8/22/19

Rail board wants to sell state-owned track in South Dakota


Someone has been mowing the right of way at Stamford on the former Milwaukee Road.

South Dakota's rail board is made up of two Democrats and five members of the American Nazi Party. A majority has voted to put all of the state-owned track up for sale.
South Dakota state government bought hundreds of miles of track in the late 1970s when the Milwaukee Road went bankrupt. “Forty years ago we were looking at the death of railroads,” Karla Engle, a lawyer for the department, told board members Wednesday. “So now we’re looking at it coming full circle.” The regional railroad authorities that lease the lines from state government, and the companies that operate over them, can decide if they want to answer questions, department officials said. Burlington Northern Santa Fe has purchased hundreds of miles of lines that state government previously owned. [KELOland teevee]
The move comes after catastrophic plunges in commodities prices, numerous wrecks and water breaches on track owned by Rapid City, Pierre and Eastern Railroad (RCPE), a subsidiary of Genesee and Wyoming. The railroad is probably fed up trying to move product at ten miles an hour between Wall and Fort Pierre where Cretaceous shale buckles track bed every year. GWRR itself has seen stock losses of over three percent in each quarter in the past five years.

In 1997 the red moocher state received $23 million from taxpayers for going without Amtrak service then TEApublican former governor Mike Rounds squandered it on an airplane for his personal use. This blog spoke to a RCPE executive in 2015. She said that the line between Crawford and Dakota Junction, Nebraska connecting to Rapid City is active and hauling bentonite south to the Burlington Northern Santa Fe Railway and to Union Pacific.

Building two east-west rail systems exclusively for freight in South Dakota is lunacy. The same geology that thwarts railroads and forces engineers to rebuild I-90 between Reliance and Rapid City and I-94 between Mandan, North Dakota and Billings, Montana every year also makes construction of the Keystone XL pipeline untenable.

In 1921 my maternal grandparents honeymooned in Hot Springs riding the train from Humphrey, Nebraska and my grandfather was a career conductor for the Union Pacific Railroad. I have at least one vague memory from my toddlerhood going over the Continental Divide in Colorado while riding the California Zephyr between Omaha and Emeryville, California near Castle AFB where my dad was stationed and the place of my birth. Meanwhile the Trump Organization is pledging to kill passenger rail service while traffic between the Black Hills and Denver continues to increase as does the volume between Denver and Santa Fe.

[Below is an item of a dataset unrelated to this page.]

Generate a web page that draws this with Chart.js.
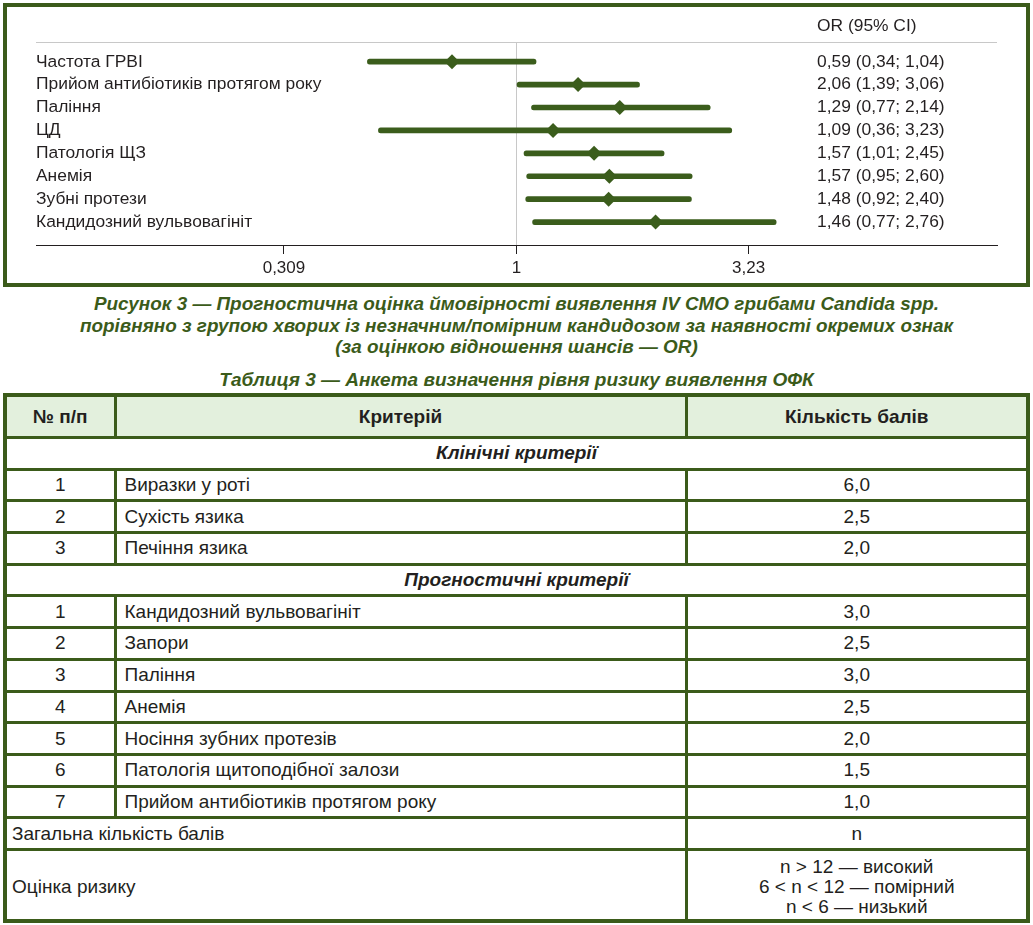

Yes, overcoming the task of building a bridge at Chamberlain across (under?) the Missouri River and over the Pierre Shale should lead to passenger service being built on the abandoned Milwaukee bed between Sioux Falls and Rapid City including access for rural communities then connect with a future line built to Colorado's rail line. It's not hard to imagine a future without passenger rail of some kind in the I-29 corridor.

3 comments:

larry kurtz said...

The same geology that plagues the Rapid City, Pierre and Eastern Railroad also makes the proposed Keystone XL pipeline untenable. "Tourism, our number two economic driver, also has the potential to benefit from this infrastructure. The attractions of the Black Hills already attract millions of tourists (and their spending) annually; a passenger rail connection would allow many more visitors to see these world-class attractions along with increased tax revenue." --Dan Bilka Rail Passengers Association - South Dakota Representative

larry kurtz said...

Matt Walsh of Genesee & Wyoming Inc. proposed a $10 million cash offer for the Mitchell-Kadoka stretch of the MRC line. Walsh’s offer included extending its Wolsey lease 10 years through 2036 for $250,000 and offered to invest $7.4 million into the Mitchell line during the first year it would operate there. The Kadoka to Rapid City segment is closed. More at KELO teevee.

larry kurtz said...

The State of South Dakota should remand the real estate in the rail right of way west of Kadoka to the tribes signatory to the Fort Laramie Treaty.